CFDs: Their “Why” and “How”

by Justin Weinger on March 8, 2016

A CFD or Contract for Difference refers to a tradable entity which reflects the movements of the asset underlying it. The trader goes on to make losses or profits in accordance with the movement of the underlying asset in relation to the position taken. Notably, the underlying asset is never owned. It is an actually an agreement between the trader and the broker whereby they agree to pay each other the difference between the price of the asset (like EUR/USD, Gold etc) during the time the contract is made and the price when you actually decide to terminate the contract.

Contracts for Difference: A popular trading option

Now, over the past few years, CFDs have become an immensely popular way in which online traders trade commodities, stocks, indices as well as currencies. Sadly enough, there are still a few people who are apprehensive of trading with the help of CFDs since they are unable to understand the very concept of this form of trading. Once you are able to understand what it is all about, you will be in a better position to gauge whether or not you should, at all trade with CFDs. Here is a glimpse of how they work.

Contract for Difference: How it works

Though it sounds pretty mysterious to start off with, CFDs actually work like other stocks. A simple example will help you understand. Today, if you have invested $100 dollars in a particular stock and if the price of the stock rises by 20% to touch $120, then your contract would go up by 20% as well. If you decide to close the stock at that point of time then you would end up making a profit of 20%. And, if you decide to close the trade while the price has fallen by 20% then you will end up incurring losses worth 20%.

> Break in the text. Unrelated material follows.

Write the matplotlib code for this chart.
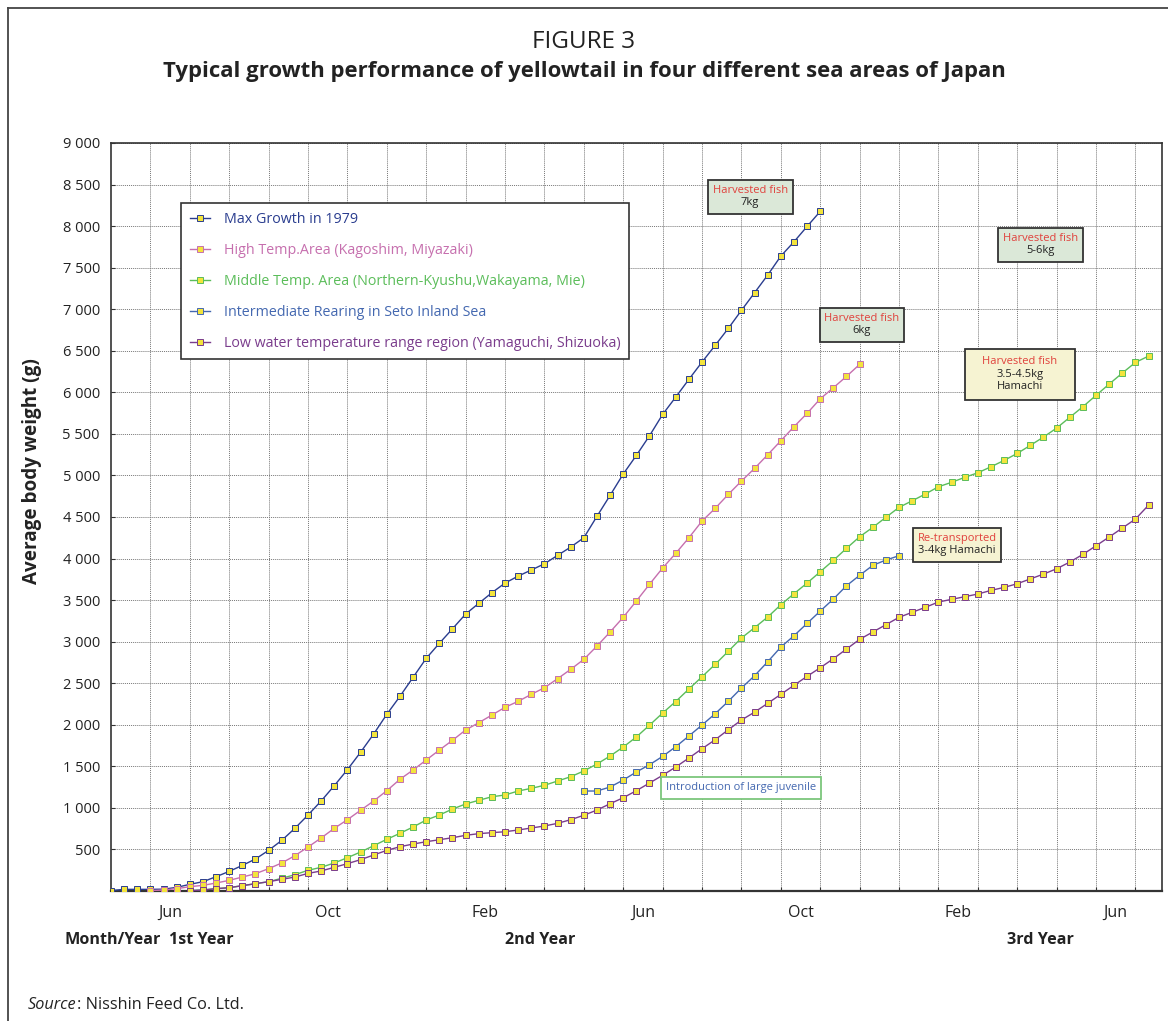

One of the most notable advantages of trading with CFDs is that you can actually access higher leverage than what you would have been able to do in case of traditional trading. The standard leverage in the CFD market begins from as low as 2% margin requirement. The margin requirement may go up (even up to 20%) in accordance with the underlying asset. Lower margin requirement means minimum capital outlay for trader and higher potential returns. In fact, it will not really be an exaggeration to say that lower margin requirement is one of the reasons why traders prefer investing in CFDs.

However, do remember that more prudent traders will warn you against relying totally on the buy and hold strategy. Make sure you have proper stop loss and risk management strategies in place so that you can actually go on to reap long term benefits.

Amazing Piece of News for CFD traders! Don’t Miss!

Notably, CMC Markets brings to you its Next Generation platform which enables you to trade commodities with as little as 0.4 point spread with an initial margin requirement of 0.50%. Do check out the website for further details.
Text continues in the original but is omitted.